- _Work required_
Return the material word for word. Do not include pictures.
[START]
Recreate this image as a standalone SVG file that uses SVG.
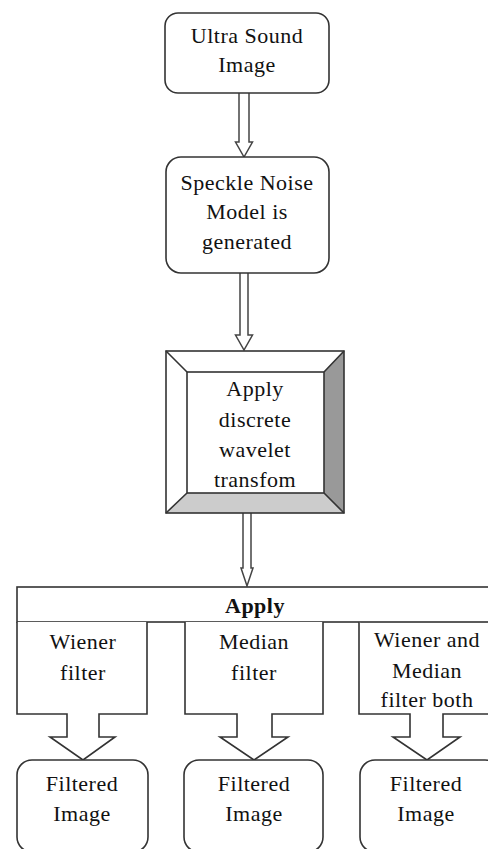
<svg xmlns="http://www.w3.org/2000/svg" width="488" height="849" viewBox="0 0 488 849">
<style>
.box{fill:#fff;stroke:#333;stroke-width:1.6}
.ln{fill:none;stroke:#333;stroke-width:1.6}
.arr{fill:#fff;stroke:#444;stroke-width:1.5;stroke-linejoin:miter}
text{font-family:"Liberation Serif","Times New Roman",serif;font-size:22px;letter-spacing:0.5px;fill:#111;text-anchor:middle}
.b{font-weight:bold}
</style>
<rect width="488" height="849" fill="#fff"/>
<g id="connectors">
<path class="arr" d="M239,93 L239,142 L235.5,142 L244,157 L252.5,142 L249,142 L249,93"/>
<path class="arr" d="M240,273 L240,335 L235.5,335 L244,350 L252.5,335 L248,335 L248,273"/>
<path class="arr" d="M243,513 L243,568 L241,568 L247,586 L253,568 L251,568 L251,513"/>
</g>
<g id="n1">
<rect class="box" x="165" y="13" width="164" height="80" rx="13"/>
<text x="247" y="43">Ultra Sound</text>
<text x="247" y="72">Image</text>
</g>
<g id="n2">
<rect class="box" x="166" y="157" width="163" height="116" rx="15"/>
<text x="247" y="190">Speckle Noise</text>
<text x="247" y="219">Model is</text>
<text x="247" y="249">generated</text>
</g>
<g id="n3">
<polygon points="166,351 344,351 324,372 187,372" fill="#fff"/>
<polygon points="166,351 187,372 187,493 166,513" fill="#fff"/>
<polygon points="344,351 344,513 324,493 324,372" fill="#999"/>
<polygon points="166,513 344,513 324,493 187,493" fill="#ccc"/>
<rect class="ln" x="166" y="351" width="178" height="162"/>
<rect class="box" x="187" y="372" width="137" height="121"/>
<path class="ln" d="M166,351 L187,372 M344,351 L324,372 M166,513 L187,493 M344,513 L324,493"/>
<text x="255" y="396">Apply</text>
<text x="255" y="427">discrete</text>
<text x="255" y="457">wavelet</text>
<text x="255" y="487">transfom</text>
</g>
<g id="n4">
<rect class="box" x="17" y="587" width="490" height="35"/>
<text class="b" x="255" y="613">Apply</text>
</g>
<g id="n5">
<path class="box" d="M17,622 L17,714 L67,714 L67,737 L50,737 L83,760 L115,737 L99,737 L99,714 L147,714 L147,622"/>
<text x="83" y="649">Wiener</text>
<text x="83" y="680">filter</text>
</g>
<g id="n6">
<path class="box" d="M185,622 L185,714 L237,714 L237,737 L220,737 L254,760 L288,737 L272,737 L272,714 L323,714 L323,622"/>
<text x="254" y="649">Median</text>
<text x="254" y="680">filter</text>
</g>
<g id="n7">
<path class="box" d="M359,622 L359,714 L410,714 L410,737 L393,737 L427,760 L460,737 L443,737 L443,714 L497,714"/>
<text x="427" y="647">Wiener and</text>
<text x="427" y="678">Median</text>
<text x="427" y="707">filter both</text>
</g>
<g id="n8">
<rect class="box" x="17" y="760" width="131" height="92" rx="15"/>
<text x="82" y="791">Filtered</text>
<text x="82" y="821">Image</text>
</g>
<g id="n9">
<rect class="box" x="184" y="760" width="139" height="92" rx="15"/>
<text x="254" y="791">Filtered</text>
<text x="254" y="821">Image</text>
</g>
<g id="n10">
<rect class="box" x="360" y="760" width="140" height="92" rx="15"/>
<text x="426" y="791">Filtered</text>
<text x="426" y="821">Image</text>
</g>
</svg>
[END]
- _Finished exercise_
Recreate this image as a standalone SVG file that uses SVG.
<svg xmlns="http://www.w3.org/2000/svg" width="488" height="849" viewBox="0 0 488 849">
<style>
.box{fill:#fff;stroke:#333;stroke-width:1.6}
.ln{fill:none;stroke:#333;stroke-width:1.6}
.arr{fill:#fff;stroke:#444;stroke-width:1.5;stroke-linejoin:miter}
text{font-family:"Liberation Serif","Times New Roman",serif;font-size:22px;letter-spacing:0.5px;fill:#111;text-anchor:middle}
.b{font-weight:bold}
</style>
<rect width="488" height="849" fill="#fff"/>
<g id="connectors">
<path class="arr" d="M239,93 L239,142 L235.5,142 L244,157 L252.5,142 L249,142 L249,93"/>
<path class="arr" d="M240,273 L240,335 L235.5,335 L244,350 L252.5,335 L248,335 L248,273"/>
<path class="arr" d="M243,513 L243,568 L241,568 L247,586 L253,568 L251,568 L251,513"/>
</g>
<g id="n1">
<rect class="box" x="165" y="13" width="164" height="80" rx="13"/>
<text x="247" y="43">Ultra Sound</text>
<text x="247" y="72">Image</text>
</g>
<g id="n2">
<rect class="box" x="166" y="157" width="163" height="116" rx="15"/>
<text x="247" y="190">Speckle Noise</text>
<text x="247" y="219">Model is</text>
<text x="247" y="249">generated</text>
</g>
<g id="n3">
<polygon points="166,351 344,351 324,372 187,372" fill="#fff"/>
<polygon points="166,351 187,372 187,493 166,513" fill="#fff"/>
<polygon points="344,351 344,513 324,493 324,372" fill="#999"/>
<polygon points="166,513 344,513 324,493 187,493" fill="#ccc"/>
<rect class="ln" x="166" y="351" width="178" height="162"/>
<rect class="box" x="187" y="372" width="137" height="121"/>
<path class="ln" d="M166,351 L187,372 M344,351 L324,372 M166,513 L187,493 M344,513 L324,493"/>
<text x="255" y="396">Apply</text>
<text x="255" y="427">discrete</text>
<text x="255" y="457">wavelet</text>
<text x="255" y="487">transfom</text>
</g>
<g id="n4">
<rect class="box" x="17" y="587" width="490" height="35"/>
<text class="b" x="255" y="613">Apply</text>
</g>
<g id="n5">
<path class="box" d="M17,622 L17,714 L67,714 L67,737 L50,737 L83,760 L115,737 L99,737 L99,714 L147,714 L147,622"/>
<text x="83" y="649">Wiener</text>
<text x="83" y="680">filter</text>
</g>
<g id="n6">
<path class="box" d="M185,622 L185,714 L237,714 L237,737 L220,737 L254,760 L288,737 L272,737 L272,714 L323,714 L323,622"/>
<text x="254" y="649">Median</text>
<text x="254" y="680">filter</text>
</g>
<g id="n7">
<path class="box" d="M359,622 L359,714 L410,714 L410,737 L393,737 L427,760 L460,737 L443,737 L443,714 L497,714"/>
<text x="427" y="647">Wiener and</text>
<text x="427" y="678">Median</text>
<text x="427" y="707">filter both</text>
</g>
<g id="n8">
<rect class="box" x="17" y="760" width="131" height="92" rx="15"/>
<text x="82" y="791">Filtered</text>
<text x="82" y="821">Image</text>
</g>
<g id="n9">
<rect class="box" x="184" y="760" width="139" height="92" rx="15"/>
<text x="254" y="791">Filtered</text>
<text x="254" y="821">Image</text>
</g>
<g id="n10">
<rect class="box" x="360" y="760" width="140" height="92" rx="15"/>
<text x="426" y="791">Filtered</text>
<text x="426" y="821">Image</text>
</g>
</svg>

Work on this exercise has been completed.